In Nepal, it’s clear that the government has woefully inadequate resources to deal with an emergency situation on the scale of the recent earthquake, let alone a disaster involving a megadam. Yet when it comes to signing lucrative contracts for megadams with nations like China and India, the Nepalese government is quick to act.

Two months ago, I was rafting on the upper Bhote Kosi river, north of Kathmandu. Paddling down the river we passed a small group of buildings, with signs displayed in Chinese. It was part of a Chinese operation for building a 100 MW dam further upstream near the Tibetan border.

The Chinese construction crew all came out to wave at us as we drifted by. Our captain did not wave back: he said they might as well be waving the river goodbye.

The owner of the rafting company told me that once the dam starts operation, that would be the end of rafting on the upper Bhote Kosi, and villagers along the river would suffer dire consequences.

All his efforts failed – until nature stepped in

He tried everything to stop construction of the dam – taking the dambuilders to court, involving Nepalese celebrities in a campaign, petitioning Nepalese leaders and politicians, and garnering community support to try and block the dam and save the ecosystem on which their livelihoods depend for growing crops.

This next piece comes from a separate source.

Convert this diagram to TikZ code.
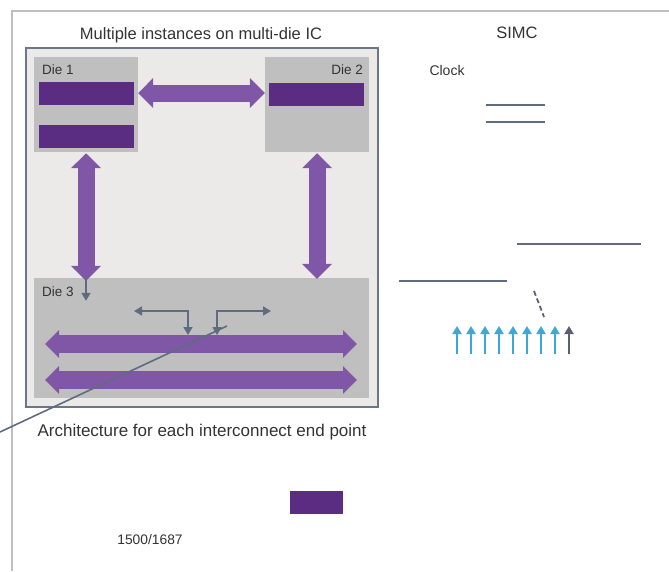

All to no avail. The dam is going ahead.

Once the dam is completed, the villagers will probably have to relocate. It’s a sad but familiar refrain: power, greed and corruption in Nepal trump the need to preserve the environment. In Nepal, the cost of rampant megadam building could be catastrophic.

In this case, Mother Nature appears to have stepped in: the dam on the upper Bhote Kosi lies in an area that was devastated by the recent earthquake, most likely setting the dam-builders back a few years on their schedule.

Michael Buckley is an adventure travel writer, environmental investigator, author of ‘Meltdown in Tibet: China’s Reckless Destruction of Ecosystems from the Highlands of Tibet to the Deltas of Asia‘, and filmmaker for three short documentaries about environmental issues in Tibet.